The thing 1991 was actually arguing about
Turrican II arrived at a moment when the Amiga’s identity was under negotiation. The console generation was landing in Europe, and the argument on the shelf was about whether a home computer could deliver arcade quality without an arcade’s budget. Most of the answers were conversions. Turrican II’s answer is that the Amiga should stop trying to be an arcade cabinet and do the thing a cabinet cannot afford: space. An arcade game is priced by the minute and therefore cannot let you wander. A home game has your whole evening and can.
That is a genuinely strategic read of the platform, and it is why Turrican II still reads as an Amiga game rather than as a port of an idea from somewhere else.

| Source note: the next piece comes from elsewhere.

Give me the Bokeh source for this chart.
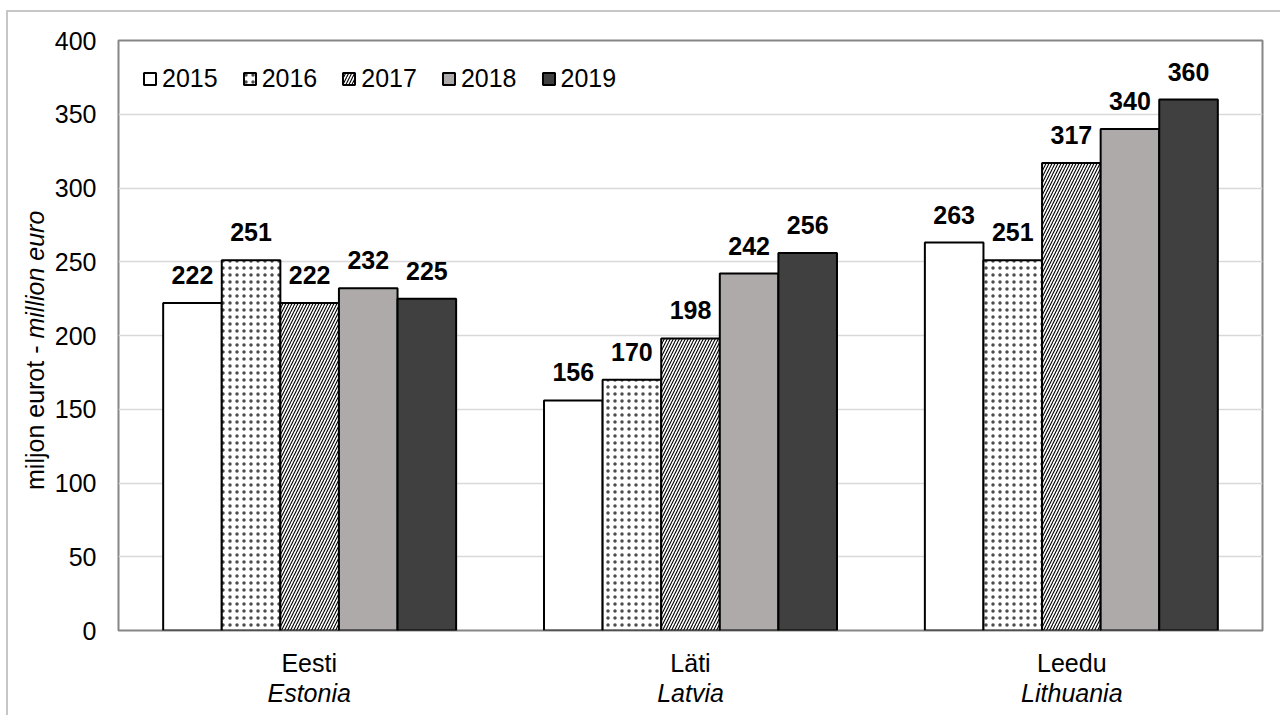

The size, the secrets, the fifteen-minute levels, the score you would happily sit through — every one of those is a decision that only makes sense on a machine sitting in someone’s bedroom with no coin slot on it. Shadow of the Beast had made the same bet two years earlier and spent it almost entirely on spectacle. Turrican II spent it on design.
What it costs you
The generosity has a price. Turrican II is long, and its length is partly padding: some of that explorable space is empty, and the difference between a secret and a dead end is often fifteen seconds of walking to find out. The continue system is stingy in the era’s manner. And the drifting posture the level design encourages sits awkwardly with a life counter that expects efficiency, so the game is quietly asking you to do two contradictory things.
The Amiga version also inherits an eight-bit game’s difficulty philosophy onto a machine whose audience was starting to expect otherwise. There is no ramp worth the name; there is a wall around world three, and the answer to it is repetition.
Where to play it
The Amiga version is the definitive one and the version this piece is about — Factor 5’s work on the hardware is a chunk of the point, and the score in its native form is the artefact. The C64 Turrican II exists and is a different game worth its own evening. If you come to it after the eight-bit original, expect the same architecture with the volume up. If you come to it cold, give it the third world before you decide. Turrican II takes about that long to explain what it is doing, and it explains it entirely through your ears.